As of September 3, 2003, the Company is considered to have re-entered the development stage, in accordance with SFAS 7, "Accounting and Reporting by Development Stage Enterprises." Since 2003, the Company has neither generated revenues nor conducted any operations. The Company's only activity is the incurrence of general and administrative expenses to maintain its status as a reporting company with the SEC. The Company's current business plan is to locate a suitable candidate for merger or acquisition.

Previously, the primary activity of the Company involved seeking a company or companies that it could acquire or with whom it could merge. After spending some time unsuccessfully looking for a suitable merger or acquisition candidate, the Company has now decided to move forward as a general management consulting company, utilizing the variety of past experience of its Officers and Directors to generate fees from growing companies who are looking for experienced management on a part-time basis.

Basis of Presentation

The preparation of financial statements in conformity with accounting principles generally accepted in the United States of America requires management to make estimates and assumptions that affect the reported amounts of assets and liabilities at the date of the financial statements and the reported amounts of revenue and expenses during the reported period. Actual results could differ from those estimates. Management further acknowledges that it is solely responsible for adopting sound accounting practices, establishing and maintaining a system of internal accounting control and preventing and detecting fraud.

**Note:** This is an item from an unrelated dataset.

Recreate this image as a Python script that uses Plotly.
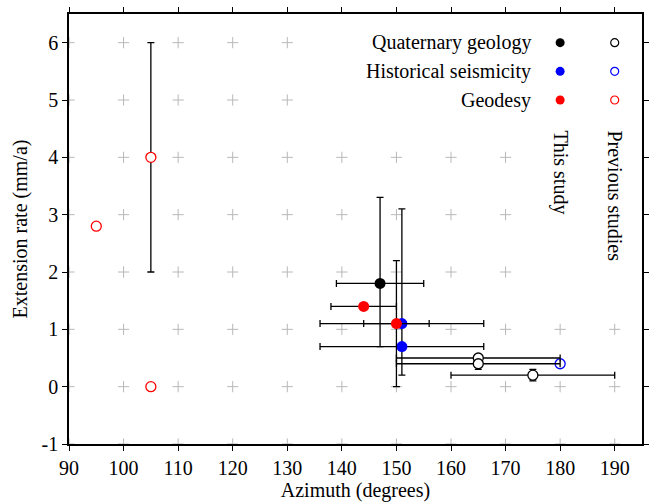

The Company’s system of internal accounting control is designed to assure, among other items, that (1) recorded transactions are valid; (2) all valid transactions are recorded and (3) transactions are recorded in the period in a timely manner to produce financial statements which present fairly the financial condition, results of operations and cash flows of the company for the respective periods being presented.

Use of Estimates

BANCORP ENERGY, INC. (A Development Stage Company)

NOTES TO FINANCIAL STATEMENTS

FOR THE YEARS ENDING DECEMBER 31, 2010 and 2009


The preparation of financial statements in accounting principles generally accepted in the United States of America requires management to make estimates and assumptions that affect the reported amounts of assets and liabilities and disclosure of contingent assets and liabilities at the date of the financial statements and the reported amounts of revenues and expenses during the reporting period.  A change in managements’ estimates or assumptions could have a material impact on Animal Cloning Sciences, Inc.’s financial condition and results of operations during the period in which such changes occurred. Actual results could differ from those estimates. Animal Cloning Sciences, Inc.’s financial statements reflect all adjustments that management believes are necessary for the fair presentation of their financial condition and results of operations for the periods presented.

Cash and Cash Equivalents

Cash and cash equivalents include short-term, highly liquid investments with maturities of less than three months when acquired.

Accounts Receivable

Accounts receivable are carried at the expected net realizable value. The allowance for doubtful accounts is based on management's assessment of the collectability of specific customer accounts and the aging of the accounts receivables.  If there were a deterioration of a major customer's creditworthiness, or actual defaults were higher than historical experience, our estimates of the recoverability of the amounts due to us could be overstated, which could have a negative impact on operations.

Property and Equipment

Property and equipment are carried at cost if so acquired. Expenditures for maintenance and repairs are charged against operations. Renewals and betterments that materially extend the life of the assets are capitalized. When assets are retired or otherwise disposed of, the cost and related accumulated depreciation are removed from the accounts, and any resulting gain or loss is reflected in income for the period.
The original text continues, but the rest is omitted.